* [Your task]:
Reproduce the lines exactly, beginning with the line that has "Clone this chart in seaborn and matplotlib." and ending with the line that has "from matplotlib.patches import Rectangle". Images are left out.

━━━━━━━━━━━━━━━━

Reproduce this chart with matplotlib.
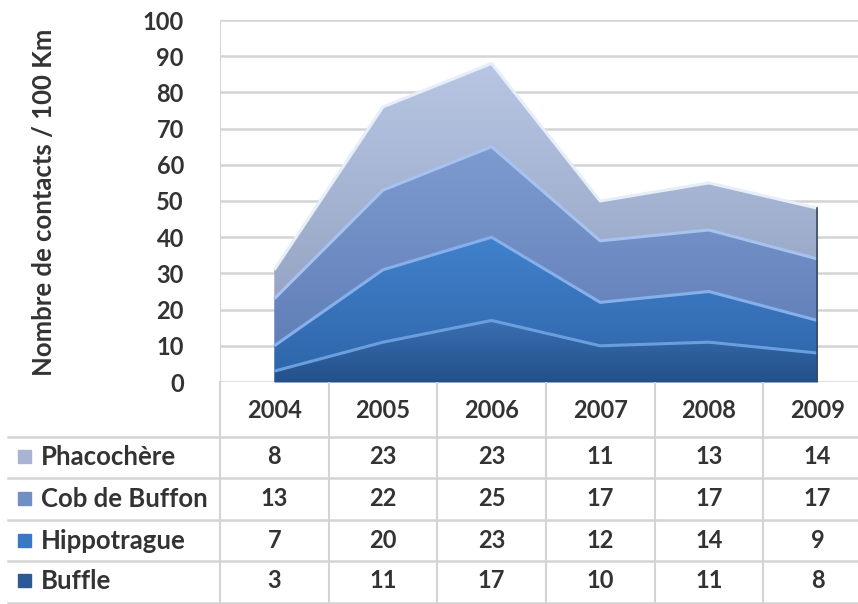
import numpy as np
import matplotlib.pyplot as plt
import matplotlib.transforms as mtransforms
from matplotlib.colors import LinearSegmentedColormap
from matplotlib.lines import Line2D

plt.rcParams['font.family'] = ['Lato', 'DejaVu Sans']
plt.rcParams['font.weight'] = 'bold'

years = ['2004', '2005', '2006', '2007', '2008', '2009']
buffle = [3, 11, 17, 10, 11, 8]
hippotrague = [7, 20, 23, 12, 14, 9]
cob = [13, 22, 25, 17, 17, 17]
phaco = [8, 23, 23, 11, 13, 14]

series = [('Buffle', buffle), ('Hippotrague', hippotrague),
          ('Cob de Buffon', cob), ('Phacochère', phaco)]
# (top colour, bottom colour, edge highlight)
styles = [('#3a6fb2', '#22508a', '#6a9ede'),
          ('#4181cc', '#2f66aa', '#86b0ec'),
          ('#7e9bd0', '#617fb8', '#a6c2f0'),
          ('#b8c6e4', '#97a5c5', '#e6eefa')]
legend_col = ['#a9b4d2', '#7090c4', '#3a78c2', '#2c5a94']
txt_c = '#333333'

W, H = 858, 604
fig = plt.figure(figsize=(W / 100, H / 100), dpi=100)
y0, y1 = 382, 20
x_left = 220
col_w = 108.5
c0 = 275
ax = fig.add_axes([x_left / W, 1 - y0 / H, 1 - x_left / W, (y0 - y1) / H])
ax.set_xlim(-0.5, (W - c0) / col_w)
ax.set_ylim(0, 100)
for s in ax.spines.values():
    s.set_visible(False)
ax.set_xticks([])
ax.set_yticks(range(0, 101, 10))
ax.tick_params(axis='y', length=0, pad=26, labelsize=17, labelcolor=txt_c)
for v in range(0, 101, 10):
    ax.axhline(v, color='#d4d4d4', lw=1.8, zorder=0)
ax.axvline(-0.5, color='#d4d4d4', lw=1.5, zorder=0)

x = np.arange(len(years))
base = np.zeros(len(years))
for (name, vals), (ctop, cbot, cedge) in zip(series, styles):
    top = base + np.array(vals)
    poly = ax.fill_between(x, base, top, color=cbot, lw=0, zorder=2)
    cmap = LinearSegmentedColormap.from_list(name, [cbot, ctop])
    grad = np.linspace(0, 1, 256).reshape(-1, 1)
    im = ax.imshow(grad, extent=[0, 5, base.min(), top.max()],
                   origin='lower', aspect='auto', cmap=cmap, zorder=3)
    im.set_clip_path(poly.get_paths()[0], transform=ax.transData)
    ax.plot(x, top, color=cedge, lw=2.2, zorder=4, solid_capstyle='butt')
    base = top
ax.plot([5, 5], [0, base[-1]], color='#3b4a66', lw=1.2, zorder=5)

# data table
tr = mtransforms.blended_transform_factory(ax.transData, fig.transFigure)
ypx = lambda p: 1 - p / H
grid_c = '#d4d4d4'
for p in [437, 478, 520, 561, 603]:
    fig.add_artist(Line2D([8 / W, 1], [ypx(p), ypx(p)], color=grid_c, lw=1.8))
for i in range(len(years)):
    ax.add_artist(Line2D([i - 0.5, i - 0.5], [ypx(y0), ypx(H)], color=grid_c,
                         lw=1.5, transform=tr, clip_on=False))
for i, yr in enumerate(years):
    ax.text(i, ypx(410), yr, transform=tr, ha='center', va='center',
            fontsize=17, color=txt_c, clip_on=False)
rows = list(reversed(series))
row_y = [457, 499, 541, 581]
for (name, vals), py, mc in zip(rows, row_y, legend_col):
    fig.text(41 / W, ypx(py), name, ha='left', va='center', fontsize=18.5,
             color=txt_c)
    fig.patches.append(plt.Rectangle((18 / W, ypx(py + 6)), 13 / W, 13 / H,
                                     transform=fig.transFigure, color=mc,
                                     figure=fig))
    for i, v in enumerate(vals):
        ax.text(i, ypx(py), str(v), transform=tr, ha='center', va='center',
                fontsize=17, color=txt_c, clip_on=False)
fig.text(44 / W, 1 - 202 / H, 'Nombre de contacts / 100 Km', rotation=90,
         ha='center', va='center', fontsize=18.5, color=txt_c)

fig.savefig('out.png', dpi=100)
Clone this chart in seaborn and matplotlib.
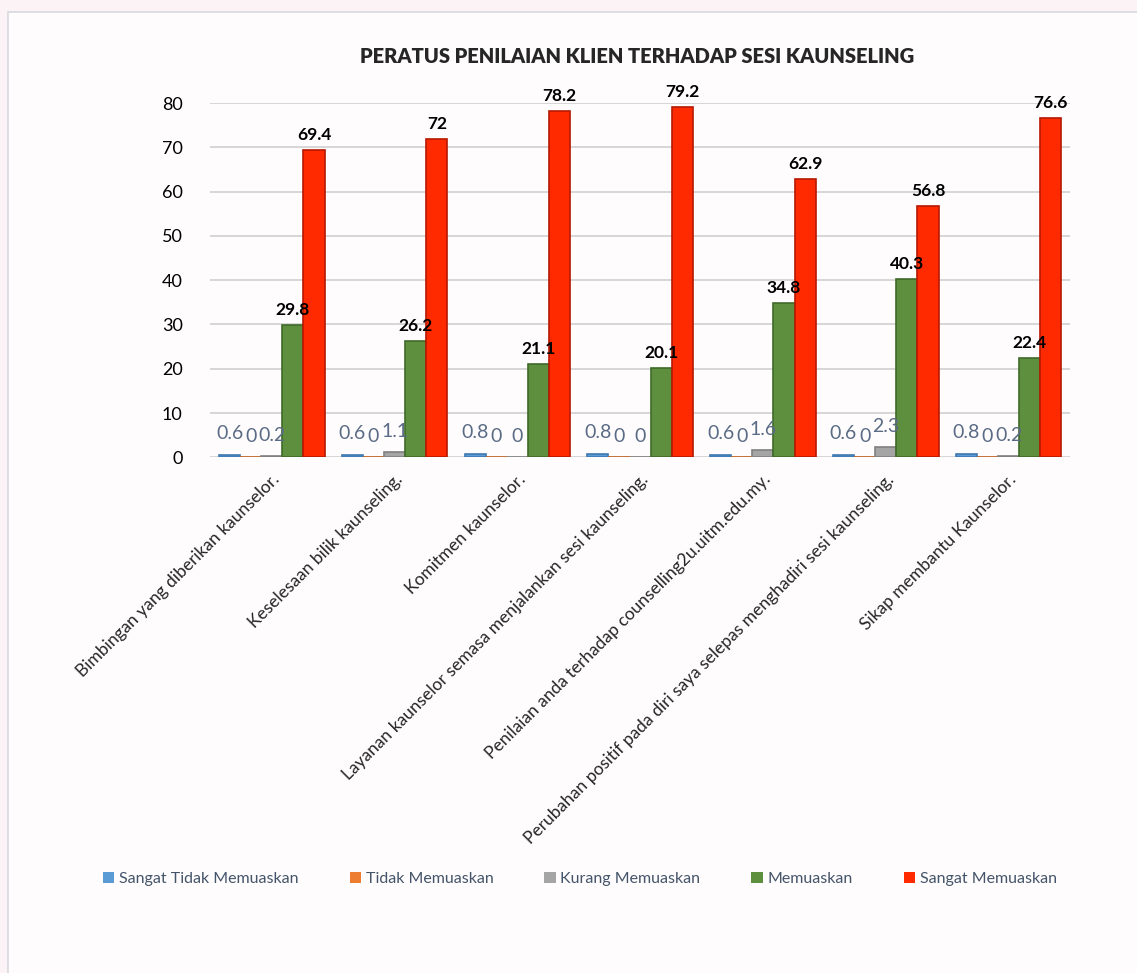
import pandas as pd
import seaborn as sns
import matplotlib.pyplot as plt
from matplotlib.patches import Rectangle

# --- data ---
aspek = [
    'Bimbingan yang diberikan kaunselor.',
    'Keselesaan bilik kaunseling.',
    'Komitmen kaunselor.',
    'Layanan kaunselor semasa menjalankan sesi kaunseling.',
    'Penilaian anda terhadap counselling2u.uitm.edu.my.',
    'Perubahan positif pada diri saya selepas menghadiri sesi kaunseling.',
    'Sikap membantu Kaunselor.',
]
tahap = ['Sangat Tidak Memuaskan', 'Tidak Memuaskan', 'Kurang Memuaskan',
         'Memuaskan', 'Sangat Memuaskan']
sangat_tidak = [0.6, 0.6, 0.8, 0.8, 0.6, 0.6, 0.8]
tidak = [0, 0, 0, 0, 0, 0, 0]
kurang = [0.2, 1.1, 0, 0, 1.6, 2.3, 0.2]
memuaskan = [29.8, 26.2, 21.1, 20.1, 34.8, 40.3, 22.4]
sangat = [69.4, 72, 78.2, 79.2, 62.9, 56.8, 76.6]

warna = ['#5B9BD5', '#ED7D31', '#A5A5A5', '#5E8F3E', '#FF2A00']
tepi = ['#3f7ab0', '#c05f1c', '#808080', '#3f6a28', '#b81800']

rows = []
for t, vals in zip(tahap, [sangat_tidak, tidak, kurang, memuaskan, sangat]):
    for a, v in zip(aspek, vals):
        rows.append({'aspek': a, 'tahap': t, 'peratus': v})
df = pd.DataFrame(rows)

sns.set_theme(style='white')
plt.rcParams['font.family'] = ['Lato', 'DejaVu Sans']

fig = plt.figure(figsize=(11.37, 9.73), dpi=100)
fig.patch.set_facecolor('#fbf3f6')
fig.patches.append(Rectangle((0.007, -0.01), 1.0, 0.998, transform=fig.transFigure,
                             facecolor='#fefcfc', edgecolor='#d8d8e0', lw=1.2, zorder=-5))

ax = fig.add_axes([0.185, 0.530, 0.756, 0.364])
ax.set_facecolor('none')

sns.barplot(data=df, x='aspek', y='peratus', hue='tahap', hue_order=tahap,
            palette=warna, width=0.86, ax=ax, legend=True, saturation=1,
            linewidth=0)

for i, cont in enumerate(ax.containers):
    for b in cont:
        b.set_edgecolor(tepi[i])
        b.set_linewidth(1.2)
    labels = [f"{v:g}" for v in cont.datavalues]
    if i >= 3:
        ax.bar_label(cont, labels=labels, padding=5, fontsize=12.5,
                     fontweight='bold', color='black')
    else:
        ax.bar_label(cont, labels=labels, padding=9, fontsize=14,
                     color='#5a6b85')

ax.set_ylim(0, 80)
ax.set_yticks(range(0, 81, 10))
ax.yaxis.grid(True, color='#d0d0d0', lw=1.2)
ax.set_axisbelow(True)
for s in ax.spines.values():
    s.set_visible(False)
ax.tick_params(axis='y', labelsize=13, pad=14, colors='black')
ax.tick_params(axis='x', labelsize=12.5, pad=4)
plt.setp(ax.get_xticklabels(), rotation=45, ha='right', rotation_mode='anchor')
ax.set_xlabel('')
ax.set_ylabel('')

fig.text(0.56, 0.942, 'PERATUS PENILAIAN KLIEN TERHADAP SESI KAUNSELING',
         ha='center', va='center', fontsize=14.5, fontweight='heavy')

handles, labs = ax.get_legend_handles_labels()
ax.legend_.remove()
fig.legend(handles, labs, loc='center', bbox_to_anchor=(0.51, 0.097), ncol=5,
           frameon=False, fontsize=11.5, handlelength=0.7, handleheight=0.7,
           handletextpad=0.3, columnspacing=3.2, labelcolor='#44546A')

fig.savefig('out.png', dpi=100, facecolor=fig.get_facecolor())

━━━━━━━━━━━━━━━━

* [Result for this exercise]:
Clone this chart in seaborn and matplotlib.
import pandas as pd
import seaborn as sns
import matplotlib.pyplot as plt
from matplotlib.patches import Rectangle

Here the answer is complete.